De caminho, um ou outro eleito ensaiou a sua afirmação local, com base no trabalho e na obra feita de muitos anos.
O grande destaque desta campanha, foi a transformação destas eleições locais num plebiscito à ação do Governo, por decisão do primeiro-ministro (PM). O comício diário que percorreu o país, mostrando o “sucesso” do Governo na captação e “venda” do PRR como panaceia de milhões, não permite outra ilação.
Portugal vive um momento em que a sociedade precisa de reformas e em alguns setores já com muito atraso, mas António Costa veio oferecer uma quermesse de dinheiro e mais dinheiro. Tornou assim a “recuperação e resiliência”, em vulgares termos de vocabulário tecnocrata e de novo brocado socialista de ocasião.
Ora, manda a verdade dizer, que colocadas as coisas neste plano, se a “nacionalização” destas eleições é facto assente, e se os resultados significarem um sinal negativo para o Governo, então torna-se inescapável a retirada de consequências políticas a outro nível.
É que a introdução do tema do PRR nestas eleições, para o cidadão médio, significa que é fundamental um novo impulso governativo, uma nova matriz de ministros em pastas-chave, que permita reganhar na economia e na dinâmica económica o que temos vindo a perder nos últimos anos.
Com efeito, não convence e não basta a manipulação discursiva e propagandística à volta das consequências da pandemia, como suficiência justificativa para os efeitos económicos e sociais junto da população.
A infeliz afirmação de um Secretário de Estado sobre a bondade e até oportunidade da epidemia, na medida em que permitiu mostrar a capacidade e, segundo ele, a boa “performance” do nosso país, não passa disso mesmo, uma “infeliz afirmação”, mas tendo como fonte um pensamento desastroso que subjaz à afirmação.
Revela, outrossim, a superficialidade desvalorizante que se atribui à destruição de riqueza nos últimos dois anos e, ao mesmo tempo, a pouca atenção à perda de competitividade da nossa economia e o cada vez maior atraso no ranking dos últimos da Europa.
É certo que este quadro de alterações no dia seguinte está dependente da nova composição da direita, já que à esquerda, ninguém imagina o PCP/BE a decomporem o caldo de cultura que os introduziu no “sistema” imaginado pelo PS, derrubando o Governo.
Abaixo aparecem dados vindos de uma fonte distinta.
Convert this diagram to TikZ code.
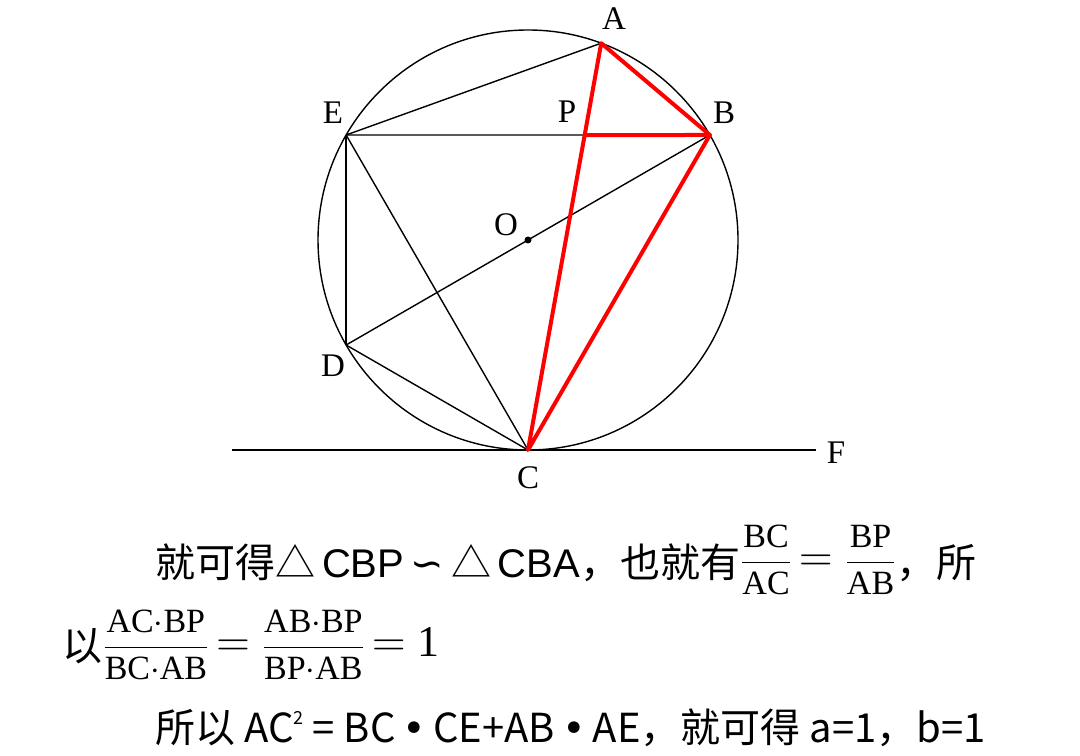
\documentclass[tikz,border=0pt]{standalone}
\usepackage{fontspec}
\usepackage{amsmath}
\usepackage{graphicx}
\setmainfont{Noto Sans CJK SC}
\newfontfamily\ptfont{Liberation Serif}
\newfontfamily\latinfont{Liberation Sans}
\newfontfamily\symfont{DejaVu Sans}
\usetikzlibrary{calc, positioning}
\tikzset{
  ptlabel/.style={font={\ptfont\fontsize{16.5pt}{18pt}\selectfont}, inner sep=0pt},
  blackline/.style={draw=black, line width=0.7pt},
  redline/.style={draw=red, line width=2pt, line cap=round, line join=round},
  textline/.style={anchor=base west, inner sep=0pt, font={\fontsize{20pt}{24pt}\selectfont}},
}
\newcommand{\fr}[2]{{\fontsize{17pt}{20pt}\selectfont$\dfrac{\text{\ptfont #1}}{\text{\ptfont #2}}$}}
\newcommand{\eqs}{\hspace{3.5pt}\scalebox{1.12}{$=$}\hspace{6pt}}
\newcommand{\bul}{\hspace{3.5pt}{\symfont •}\hspace{3.5pt}}

\begin{document}
\begin{tikzpicture}[x=0.5pt, y=0.5pt]
     \useasboundingbox (0,0) rectangle (1080,755);
     %% points on the circle
     \coordinate (O) at (528,515);
     \coordinate (A) at ($(O)+(69.6:210)$);
     \coordinate (B) at ($(O)+(30:210)$);
     \coordinate (E) at ($(O)+(150:210)$);
     \coordinate (D) at ($(O)+(210:210)$);
     \coordinate (C) at ($(O)+(270:210)$);
     \coordinate (P) at (intersection of A--C and E--B);
     \coordinate (Fl) at (232,305);
     \coordinate (Fr) at (816,305);

     \draw[blackline] (O) circle [radius=210];
     \draw[blackline] (Fl) -- (Fr);
     \draw[blackline] (A) -- (E);
     \draw[blackline] (E) -- (P);
     \draw[blackline] (E) -- (D);
     \draw[blackline] (E) -- (C);
     \draw[blackline] (D) -- (B);
     \draw[blackline] (D) -- (C);
     \fill (O) circle [radius=3.5];

     %% red triangle
     \draw[redline] (A) -- (B) -- (C) -- cycle;
     \draw[redline] (P) -- (B);

     \node[ptlabel] (la) at (614,736) {A};
     \node[ptlabel] (lb) at (724,642) {B};
     \node[ptlabel] (le) at (333,642) {E};
     \node[ptlabel] (lp) at (567,643) {P};
     \node[ptlabel] (lo) at (506,530) {O};
     \node[ptlabel] (ld) at (333,389) {D};
     \node[ptlabel] (lc) at (528,277) {C};
     \node[ptlabel] (lf) at (836,302) {F};

     %% text
     \node[textline] (line1) at (155,178) {就可得△\,{\latinfont CBP}\,{\symfont ∽}\,△\,{\latinfont CBA}，也就有\raisebox{3pt}{\fr{BC}{AC}\eqs\fr{BP}{AB}}，所};
     \node[textline] (line2) at (62,95) {以\raisebox{2pt}{\fr{AC$\cdot$BP}{BC$\cdot$AB}\eqs\fr{AB$\cdot$BP}{BP$\cdot$AB}\eqs{\fontsize{22pt}{24pt}\selectfont$\text{\ptfont 1}$}}};
     \node[textline] (line3) at (155,13) {所以 AC\raisebox{9pt}{\fontsize{9pt}{10pt}\selectfont 2} = BC\bul CE+AB\bul AE，就可得 a=1，b=1};
\end{tikzpicture}
\end{document}
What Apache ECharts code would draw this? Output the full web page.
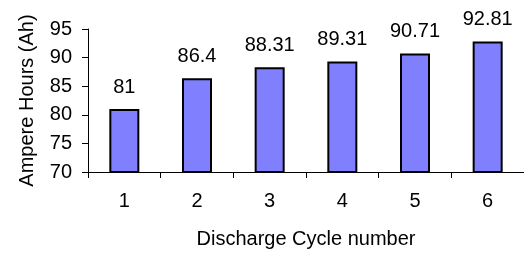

No PSD, mesmo que os ganhos atingissem o insólito, o que não parece ir acontecer, – salvo Coimbra ou uma outra Câmara ocasional – não há votos que compensem a ausência de um movimento de adesão do eleitorado ao atual líder, para chegar ao governo do país.
Por outro lado, a entrada pela primeira vez nestas eleições de novos partidos que concorrem no eleitorado de centro e direita, é uma incógnita.
O mais certo é que do rescaldo destas eleições, se transfira para dentro do PSD, nova turbulência decantadora, visto que a calma neste partido ou sempre coincidiu com a estada no poder ou, quando na oposição, antecipava as tempestades de renovada clarificação interna e de nova liderança, seguido de um combate acrescido pelo poder no governo.
A história da democracia portuguesa sempre colocou as eleições locais com uma leitura possível para clarificações na política nacional.
Vamos saber em breve, o que estas eleições significaram.